A proposta da aquisição da TVI pela PT é um símbolo dos nossos tempos.
O facto do governo ter arriscado apoiar a operação para (segundo se diz) influenciar a escolha editorial da TVI, é um resultado de um estado de coisas actual, no qual o poder está ligado às fontes de informação. A TVI representa uma das principais fontes de informação oficial em Portugal e o Governo terá, segundo se diz, querido influenciar o conteúdo dos seus noticiários. O poder e a importância do Governo passa pela sua capacidade em influenciar aquilo que se diz nos tele-jornais. As imagens competem contra as imagens. As pessoas são cada vez mais criaturas visuais e respondem a imagens a um nível mais visceral do que a palavras.
Porque é que a PT se interessou por uma empresa de media?

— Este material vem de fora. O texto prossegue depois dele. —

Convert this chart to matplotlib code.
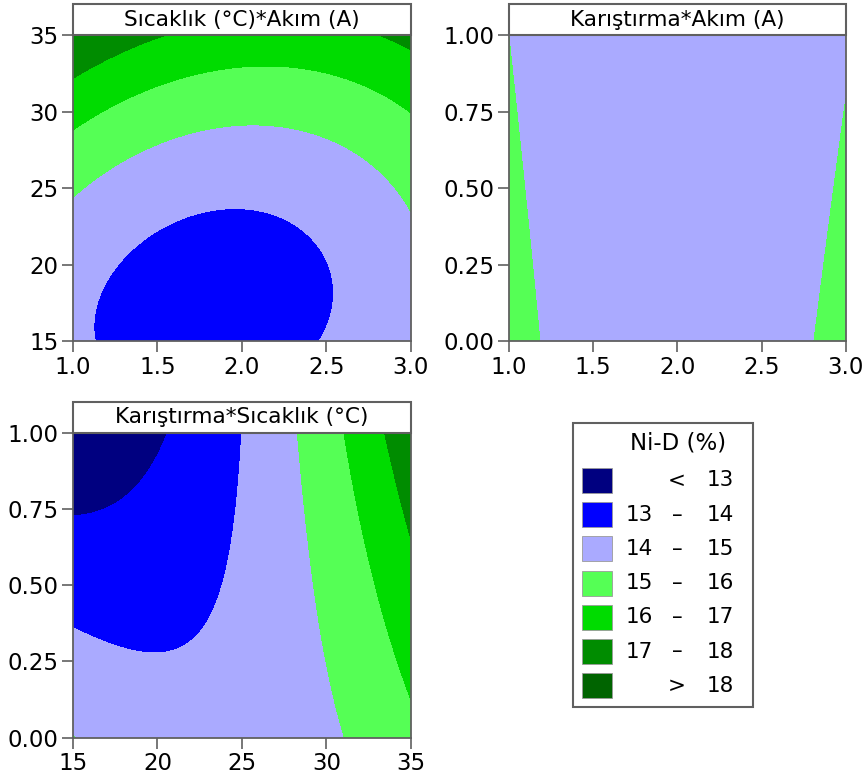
import numpy as np
import matplotlib.pyplot as plt
from matplotlib.patches import Rectangle

# Contour crossings (x, y, level)
# Panel 1: Sıcaklık (°C) vs Akım (A)
p1_akim = [1.13, 1.15, 1.25, 1.39, 1.55, 1.75, 1.98, 2.24, 2.44, 2.53, 2.52, 2.46,
           1.00, 1.25, 1.55, 2.00, 2.34, 2.73, 3.00,
           1.00, 1.35, 1.75, 2.14, 2.54, 3.00,
           1.00, 1.15, 1.35, 1.51, 2.83, 3.00]
p1_sicaklik = [15.0, 17.7, 19.7, 21.6, 22.7, 23.3, 23.5, 23.1, 21.2, 18.4, 16.6, 15.0,
               24.1, 26.9, 28.3, 29.1, 28.6, 26.65, 23.8,
               28.6, 31.45, 32.6, 32.8, 32.1, 30.25,
               32.0, 33.1, 34.06, 35.0, 35.0, 34.06]
p1_level = [14] * 12 + [15] * 7 + [16] * 6 + [17] * 6

# Panel 2: Karıştırma vs Akım (A)
p2_akim = [1.00, 1.10, 1.19, 3.00, 2.90, 2.80, 2.00, 2.00]
p2_karistirma = [0.96, 0.50, 0.00, 0.77, 0.38, 0.00, 0.00, 1.00]
p2_level = [15, 15, 15, 15, 15, 15, 14.6, 14.4]

# Panel 3: Karıştırma vs Sıcaklık (°C)
p3_sicaklik = [15.0, 16.54, 18.12, 19.3, 20.1, 20.59,
               15.0, 16.54, 18.9, 20.5, 21.87, 22.86, 23.65, 24.24, 24.63, 24.93,
               28.33, 28.78, 29.37, 30.06, 31.01,
               31.05, 31.94, 32.93, 34.11, 34.9,
               33.48, 34.11, 34.9]
p3_karistirma = [0.727, 0.741, 0.79, 0.867, 0.938, 1.0,
                 0.355, 0.32, 0.285, 0.287, 0.32, 0.397, 0.484, 0.615, 0.779, 1.0,
                 1.0, 0.725, 0.506, 0.266, 0.0,
                 1.0, 0.725, 0.506, 0.266, 0.134,
                 1.0, 0.812, 0.659]
p3_level = [13] * 6 + [14] * 10 + [15] * 5 + [16] * 5 + [17] * 3

levels = [0, 13, 14, 15, 16, 17, 18, 100]
colors = ['#000080', '#0000FF', '#AAAAFF', '#55FF55', '#00DC00', '#008C00', '#006400']
legend_left = ['', '13', '14', '15', '16', '17', '']
legend_mid = ['<', '–', '–', '–', '–', '–', '>']
legend_right = ['13', '14', '15', '16', '17', '18', '18']

plt.rcParams['font.family'] = 'DejaVu Sans'
AX_COL = '#606060'


def terms(u, v, extra=False):
    cols = [np.ones_like(u), u, v, u * u, v * v, u * v]
    if extra:
        cols += [u * v * v, v ** 3, u * u * v]
    return np.column_stack(cols)


def fit_surface(x, y, z, xr, yr, extra=False):
    # response surface in coded units, least squares through the read crossings
    xc, xh = (xr[0] + xr[1]) / 2, (xr[1] - xr[0]) / 2
    yc, yh = (yr[0] + yr[1]) / 2, (yr[1] - yr[0]) / 2
    u = (np.asarray(x, float) - xc) / xh
    v = (np.asarray(y, float) - yc) / yh
    coef, *_ = np.linalg.lstsq(terms(u, v, extra), np.asarray(z, float), rcond=None)
    gx = np.linspace(xr[0], xr[1], 400)
    gy = np.linspace(yr[0], yr[1], 400)
    GX, GY = np.meshgrid(gx, gy)
    Z = terms(((GX - xc) / xh).ravel(), ((GY - yc) / yh).ravel(), extra) @ coef
    return GX, GY, Z.reshape(GX.shape)


def panel(rect, x, y, z, xr, yr, title, xticks, yticks, xfmt, yfmt, extra=False):
    ax = fig.add_axes(rect)
    GX, GY, Z = fit_surface(x, y, z, xr, yr, extra)
    ax.contourf(GX, GY, Z, levels=levels, colors=colors)
    ax.set_xlim(xr)
    ax.set_ylim(yr)
    ax.set_xticks(xticks)
    ax.set_yticks(yticks)
    ax.set_xticklabels([xfmt.format(t) for t in xticks])
    ax.set_yticklabels([yfmt.format(t) for t in yticks])
    for s in ['left', 'bottom', 'right']:
        ax.spines[s].set_color(AX_COL)
        ax.spines[s].set_linewidth(1.3)
    ax.spines['top'].set_visible(False)
    ax.tick_params(direction='out', length=8, width=1.2, color=AX_COL,
                   labelsize=16.5, pad=2.5)
    h = 31 / 306
    ax.add_patch(Rectangle((0, 1), 1, h, transform=ax.transAxes, clip_on=False,
                           facecolor='white', edgecolor=AX_COL, lw=1.5, zorder=5))
    ax.text(0.5, 1 + h / 2, title, transform=ax.transAxes, ha='center',
            va='center', fontsize=15.6, zorder=6)
    return ax


fig = plt.figure(figsize=(8.65, 7.82), dpi=100)

panel([0.0844, 0.5634, 0.3907, 0.3913], p1_akim, p1_sicaklik, p1_level,
      (1, 3), (15, 35), 'Sıcaklık (°C)*Akım (A)',
      [1.0, 1.5, 2.0, 2.5, 3.0], [15, 20, 25, 30, 35], '{:.1f}', '{:.0f}', extra=True)
panel([0.5884, 0.5634, 0.3893, 0.3913], p2_akim, p2_karistirma, p2_level,
      (1, 3), (0, 1), 'Karıştırma*Akım (A)',
      [1.0, 1.5, 2.0, 2.5, 3.0], [0, 0.25, 0.5, 0.75, 1.0], '{:.1f}', '{:.2f}')
panel([0.0844, 0.0566, 0.3907, 0.3901], p3_sicaklik, p3_karistirma, p3_level,
      (15, 35), (0, 1), 'Karıştırma*Sıcaklık (°C)',
      [15, 20, 25, 30, 35], [0, 0.25, 0.5, 0.75, 1.0], '{:.0f}', '{:.2f}')

# legend drawn in pixel coordinates
lg = fig.add_axes([0, 0, 1, 1])
lg.set_xlim(0, 865)
lg.set_ylim(782, 0)
lg.axis('off')
lg.add_patch(Rectangle((573, 423), 180, 284, facecolor='white',
                       edgecolor=AX_COL, lw=1.5))
lg.text(678, 443, 'Ni-D (%)', ha='center', va='center', fontsize=16.5)
for i, c in enumerate(colors):
    yc = 480.5 + i * 34.2
    lg.add_patch(Rectangle((582, yc - 12.5), 30, 25, facecolor=c,
                           edgecolor='#9a9a9a', lw=0.6))
    if legend_left[i]:
        lg.text(653, yc, legend_left[i], ha='right', va='center', fontsize=15.5)
    lg.text(677, yc, legend_mid[i], ha='center', va='center', fontsize=15.5)
    lg.text(734, yc, legend_right[i], ha='right', va='center', fontsize=15.5)

fig.savefig('out.png', dpi=100)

Não existem sinergias evidentes entre a PT e um negócio de televisão. O talento fundamental da PT é manter uma situação de oligopólio em Portugal para defender as suas margens. Outra competência marginal da empresa é a capacidade de operar redes de telecomunicações. Já a TVI tem como principal factor de competitividade a capacidade de gerar receitas publicitarias. São competências muito diferentes e que não trazem sinergias significativas. Actualmente os canais de televisão têm muito pouca produção de conteúdos, quase exclusivamente telejornais. Os outros conteúdos são comprados no estrangeiro ou produzidos por independentes.
As empresas de media tiveram um primeiro movimento de integração vertical nos Estados Unidos na década de 80. O ponto mais alto desse movimento foi a criação da Time Warner, uma fusão que levou à formação de um gigante com interesses no cabo, no cinema e na produção de conteúdo para a televisão, na edição de livros e revistas e finalmente na música.
Mais tarde a empresa junto a Internet a um leque de actividades diversificadas, para criar a AOL Time Warner.
A experiência não foi um grande sucesso, como mostra o gráfico abaixo, que compara a cotação da empresa com o índice S&P 500 (AOL Time Warner em azul)
Não se entende como é que a PT pensava contrariar uma tendência de mercado ou seja o falhanço do modelo de integração vertical nos media.
A única razão da venda é que a Prisa está desesperadamente a vender activos, mais um símbolo dos nossos tempos. A Prisa está endividada e com os mercados de capital no estado em que estão, não se consegue financiar. Por isso não tem outra opção senão vender activos, neste caso a TVI. De facto, as empresas de media têm sido muito castigadas pela crise e muitas já faliram, tanto na Europa como na América do Norte.
Finalmente, noto que, nos inúmeros artigos que foram escritos sobre o negócio, não aparece uma única vez uma referência a um múltiplo de EBITDA, para justificar se a PT estava a pensar comprar por um múltiplo baixo. Calculo que seja a principal motivação ou seja a capacidade de adquirir uma empresa interessante por um preço muito baixo.
Agora que o apoio do Governo desapareceu, vai provavelmente surgir um comprador do mesmo sector que possa derivar sinergias da aquisição. O que prova que em Portugal um dos poucos sectores onde ainda se podem fazer aquisições sem a intervenção do Governo continuam a ser os media.